>>

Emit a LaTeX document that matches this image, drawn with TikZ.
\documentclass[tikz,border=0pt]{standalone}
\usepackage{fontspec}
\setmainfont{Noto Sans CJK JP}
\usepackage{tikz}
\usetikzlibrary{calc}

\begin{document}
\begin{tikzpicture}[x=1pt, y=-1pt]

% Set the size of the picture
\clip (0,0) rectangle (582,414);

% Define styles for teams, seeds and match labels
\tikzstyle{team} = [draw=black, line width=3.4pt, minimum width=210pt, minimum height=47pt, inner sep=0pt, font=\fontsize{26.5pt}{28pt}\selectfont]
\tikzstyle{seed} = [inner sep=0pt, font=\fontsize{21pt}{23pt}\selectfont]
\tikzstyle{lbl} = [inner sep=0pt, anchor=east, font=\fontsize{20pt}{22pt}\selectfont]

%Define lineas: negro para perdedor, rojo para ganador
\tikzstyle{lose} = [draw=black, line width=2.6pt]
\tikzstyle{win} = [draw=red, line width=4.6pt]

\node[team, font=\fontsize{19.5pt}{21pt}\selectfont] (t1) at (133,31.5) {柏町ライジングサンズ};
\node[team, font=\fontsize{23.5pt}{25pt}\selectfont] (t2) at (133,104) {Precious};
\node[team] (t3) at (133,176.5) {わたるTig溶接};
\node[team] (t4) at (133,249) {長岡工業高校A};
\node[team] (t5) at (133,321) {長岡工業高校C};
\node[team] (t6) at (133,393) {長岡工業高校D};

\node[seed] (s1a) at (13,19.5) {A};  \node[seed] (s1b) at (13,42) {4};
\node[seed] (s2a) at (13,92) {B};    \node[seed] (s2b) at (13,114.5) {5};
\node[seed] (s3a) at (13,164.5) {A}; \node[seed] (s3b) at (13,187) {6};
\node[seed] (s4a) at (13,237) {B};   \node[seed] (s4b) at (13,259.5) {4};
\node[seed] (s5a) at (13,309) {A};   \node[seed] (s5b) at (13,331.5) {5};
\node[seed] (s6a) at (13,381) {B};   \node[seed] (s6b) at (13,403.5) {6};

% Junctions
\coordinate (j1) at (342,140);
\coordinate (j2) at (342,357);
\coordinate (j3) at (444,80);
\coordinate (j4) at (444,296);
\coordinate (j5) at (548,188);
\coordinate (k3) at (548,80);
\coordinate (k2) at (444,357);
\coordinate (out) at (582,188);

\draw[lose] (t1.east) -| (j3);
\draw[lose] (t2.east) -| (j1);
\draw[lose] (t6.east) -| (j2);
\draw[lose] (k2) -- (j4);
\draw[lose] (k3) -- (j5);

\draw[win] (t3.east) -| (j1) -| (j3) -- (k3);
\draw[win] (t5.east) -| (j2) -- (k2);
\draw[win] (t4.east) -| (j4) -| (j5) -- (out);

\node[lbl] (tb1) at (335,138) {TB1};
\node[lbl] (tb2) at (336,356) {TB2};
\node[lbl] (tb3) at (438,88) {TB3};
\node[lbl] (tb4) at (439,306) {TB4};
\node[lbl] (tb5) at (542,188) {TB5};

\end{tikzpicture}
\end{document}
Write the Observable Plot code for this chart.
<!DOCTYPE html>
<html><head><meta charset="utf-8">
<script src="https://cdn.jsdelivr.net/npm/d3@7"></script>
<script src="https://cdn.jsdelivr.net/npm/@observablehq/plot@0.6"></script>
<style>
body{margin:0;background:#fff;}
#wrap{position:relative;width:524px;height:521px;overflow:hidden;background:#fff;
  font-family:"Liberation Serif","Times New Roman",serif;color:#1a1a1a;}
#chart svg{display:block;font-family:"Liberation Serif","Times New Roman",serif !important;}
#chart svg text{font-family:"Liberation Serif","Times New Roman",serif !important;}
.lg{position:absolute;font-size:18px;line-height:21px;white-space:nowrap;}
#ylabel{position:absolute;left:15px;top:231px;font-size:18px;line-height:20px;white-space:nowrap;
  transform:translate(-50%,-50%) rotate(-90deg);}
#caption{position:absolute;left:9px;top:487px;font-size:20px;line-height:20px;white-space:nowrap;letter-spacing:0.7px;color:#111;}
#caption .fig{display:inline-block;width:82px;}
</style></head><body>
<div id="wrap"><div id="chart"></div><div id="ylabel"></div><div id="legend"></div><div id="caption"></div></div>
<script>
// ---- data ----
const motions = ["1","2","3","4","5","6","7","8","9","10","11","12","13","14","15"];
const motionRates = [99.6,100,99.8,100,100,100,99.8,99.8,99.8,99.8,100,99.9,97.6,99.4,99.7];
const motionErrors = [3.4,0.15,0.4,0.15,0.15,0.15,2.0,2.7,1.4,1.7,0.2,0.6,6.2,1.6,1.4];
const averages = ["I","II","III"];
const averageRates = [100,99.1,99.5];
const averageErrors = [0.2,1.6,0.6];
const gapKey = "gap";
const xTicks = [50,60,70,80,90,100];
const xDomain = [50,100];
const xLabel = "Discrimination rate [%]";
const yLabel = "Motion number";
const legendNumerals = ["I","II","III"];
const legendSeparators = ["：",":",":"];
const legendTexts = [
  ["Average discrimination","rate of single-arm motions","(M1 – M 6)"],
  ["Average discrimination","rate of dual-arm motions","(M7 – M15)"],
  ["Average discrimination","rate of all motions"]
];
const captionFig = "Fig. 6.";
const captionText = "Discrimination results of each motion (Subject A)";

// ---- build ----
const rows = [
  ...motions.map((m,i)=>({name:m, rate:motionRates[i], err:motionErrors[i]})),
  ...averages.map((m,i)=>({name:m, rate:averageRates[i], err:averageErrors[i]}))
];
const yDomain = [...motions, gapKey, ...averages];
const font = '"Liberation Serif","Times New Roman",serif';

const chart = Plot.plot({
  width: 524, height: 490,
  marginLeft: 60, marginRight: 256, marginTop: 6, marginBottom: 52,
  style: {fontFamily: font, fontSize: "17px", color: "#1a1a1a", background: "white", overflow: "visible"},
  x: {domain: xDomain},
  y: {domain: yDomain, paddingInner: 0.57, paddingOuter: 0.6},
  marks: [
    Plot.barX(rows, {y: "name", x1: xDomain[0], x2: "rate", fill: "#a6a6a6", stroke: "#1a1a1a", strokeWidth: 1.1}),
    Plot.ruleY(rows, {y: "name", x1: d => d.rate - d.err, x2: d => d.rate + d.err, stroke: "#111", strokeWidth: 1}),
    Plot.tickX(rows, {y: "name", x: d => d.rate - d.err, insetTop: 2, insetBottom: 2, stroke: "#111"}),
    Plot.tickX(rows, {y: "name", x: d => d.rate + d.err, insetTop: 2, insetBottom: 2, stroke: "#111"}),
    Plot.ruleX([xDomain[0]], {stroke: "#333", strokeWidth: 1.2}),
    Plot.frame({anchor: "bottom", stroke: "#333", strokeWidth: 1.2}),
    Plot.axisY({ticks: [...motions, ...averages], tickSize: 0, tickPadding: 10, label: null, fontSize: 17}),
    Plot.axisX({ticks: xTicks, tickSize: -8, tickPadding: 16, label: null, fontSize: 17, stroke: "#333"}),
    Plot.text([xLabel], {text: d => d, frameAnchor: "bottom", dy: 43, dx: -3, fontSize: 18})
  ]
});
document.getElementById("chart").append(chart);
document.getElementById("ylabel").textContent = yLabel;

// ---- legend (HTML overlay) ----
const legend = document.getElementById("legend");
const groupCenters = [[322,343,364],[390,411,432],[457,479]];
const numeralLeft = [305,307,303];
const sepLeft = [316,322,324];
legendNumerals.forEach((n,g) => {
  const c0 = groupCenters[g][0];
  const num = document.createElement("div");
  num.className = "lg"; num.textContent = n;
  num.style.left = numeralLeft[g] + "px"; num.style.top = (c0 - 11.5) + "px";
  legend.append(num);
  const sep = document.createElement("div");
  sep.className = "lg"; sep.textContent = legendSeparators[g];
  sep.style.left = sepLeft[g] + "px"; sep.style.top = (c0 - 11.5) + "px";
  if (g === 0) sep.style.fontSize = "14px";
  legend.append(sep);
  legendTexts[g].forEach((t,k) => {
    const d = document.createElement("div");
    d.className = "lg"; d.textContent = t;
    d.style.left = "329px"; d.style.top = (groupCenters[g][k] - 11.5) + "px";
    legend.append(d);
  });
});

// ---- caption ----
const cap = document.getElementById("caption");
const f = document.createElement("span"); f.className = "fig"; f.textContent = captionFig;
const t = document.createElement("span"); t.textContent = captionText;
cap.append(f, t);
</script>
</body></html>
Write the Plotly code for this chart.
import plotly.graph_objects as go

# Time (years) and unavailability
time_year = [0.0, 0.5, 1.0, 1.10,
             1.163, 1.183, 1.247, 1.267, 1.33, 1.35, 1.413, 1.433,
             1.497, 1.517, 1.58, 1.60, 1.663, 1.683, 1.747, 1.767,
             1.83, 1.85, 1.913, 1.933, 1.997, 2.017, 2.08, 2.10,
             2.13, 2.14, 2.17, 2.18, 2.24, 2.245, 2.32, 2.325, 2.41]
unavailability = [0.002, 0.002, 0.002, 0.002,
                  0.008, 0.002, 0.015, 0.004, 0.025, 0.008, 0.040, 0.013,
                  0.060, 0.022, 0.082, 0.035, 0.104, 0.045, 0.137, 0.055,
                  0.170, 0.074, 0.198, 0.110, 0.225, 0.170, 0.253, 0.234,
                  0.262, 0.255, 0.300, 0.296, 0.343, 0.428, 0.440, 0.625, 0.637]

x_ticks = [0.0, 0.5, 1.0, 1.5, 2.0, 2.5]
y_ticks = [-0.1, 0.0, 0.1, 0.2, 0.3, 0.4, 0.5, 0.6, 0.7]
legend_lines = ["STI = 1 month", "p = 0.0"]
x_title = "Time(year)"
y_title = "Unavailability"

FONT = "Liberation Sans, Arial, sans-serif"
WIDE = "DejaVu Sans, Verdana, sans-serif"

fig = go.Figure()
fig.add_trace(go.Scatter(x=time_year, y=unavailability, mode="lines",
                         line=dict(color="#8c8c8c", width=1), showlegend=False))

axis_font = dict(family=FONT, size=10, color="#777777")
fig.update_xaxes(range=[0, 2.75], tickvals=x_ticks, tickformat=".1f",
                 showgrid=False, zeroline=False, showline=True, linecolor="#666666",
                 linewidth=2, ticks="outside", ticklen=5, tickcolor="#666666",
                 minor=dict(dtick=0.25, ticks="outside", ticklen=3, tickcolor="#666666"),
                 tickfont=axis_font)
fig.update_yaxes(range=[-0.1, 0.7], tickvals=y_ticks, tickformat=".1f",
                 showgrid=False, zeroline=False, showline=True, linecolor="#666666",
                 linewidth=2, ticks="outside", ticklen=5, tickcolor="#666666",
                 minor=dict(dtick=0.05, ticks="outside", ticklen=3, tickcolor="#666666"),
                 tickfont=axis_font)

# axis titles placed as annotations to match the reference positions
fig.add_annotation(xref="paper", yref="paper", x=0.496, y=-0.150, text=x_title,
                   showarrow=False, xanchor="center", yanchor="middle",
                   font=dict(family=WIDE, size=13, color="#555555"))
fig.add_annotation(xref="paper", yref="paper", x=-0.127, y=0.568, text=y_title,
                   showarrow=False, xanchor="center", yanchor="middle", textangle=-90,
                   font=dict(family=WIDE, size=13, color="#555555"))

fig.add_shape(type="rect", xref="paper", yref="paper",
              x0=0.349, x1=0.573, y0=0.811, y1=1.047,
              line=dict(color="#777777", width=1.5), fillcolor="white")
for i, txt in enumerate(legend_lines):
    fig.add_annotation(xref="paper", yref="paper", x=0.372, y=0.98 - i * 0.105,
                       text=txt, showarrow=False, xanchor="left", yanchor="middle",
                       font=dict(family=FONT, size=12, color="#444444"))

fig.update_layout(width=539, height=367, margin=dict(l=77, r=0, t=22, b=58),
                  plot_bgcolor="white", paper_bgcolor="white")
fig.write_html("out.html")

<<

> **WHAT IS REQUIRED**: Exactly repeat the lines running from the top of the listing to the line bearing "[draw=red, line width=4.6pt]", both of those lines included, and only them.

> **COMPLETE ANSWER**:
Emit a LaTeX document that matches this image, drawn with TikZ.
\documentclass[tikz,border=0pt]{standalone}
\usepackage{fontspec}
\setmainfont{Noto Sans CJK JP}
\usepackage{tikz}
\usetikzlibrary{calc}

\begin{document}
\begin{tikzpicture}[x=1pt, y=-1pt]

% Set the size of the picture
\clip (0,0) rectangle (582,414);

% Define styles for teams, seeds and match labels
\tikzstyle{team} = [draw=black, line width=3.4pt, minimum width=210pt, minimum height=47pt, inner sep=0pt, font=\fontsize{26.5pt}{28pt}\selectfont]
\tikzstyle{seed} = [inner sep=0pt, font=\fontsize{21pt}{23pt}\selectfont]
\tikzstyle{lbl} = [inner sep=0pt, anchor=east, font=\fontsize{20pt}{22pt}\selectfont]

%Define lineas: negro para perdedor, rojo para ganador
\tikzstyle{lose} = [draw=black, line width=2.6pt]
\tikzstyle{win} = [draw=red, line width=4.6pt]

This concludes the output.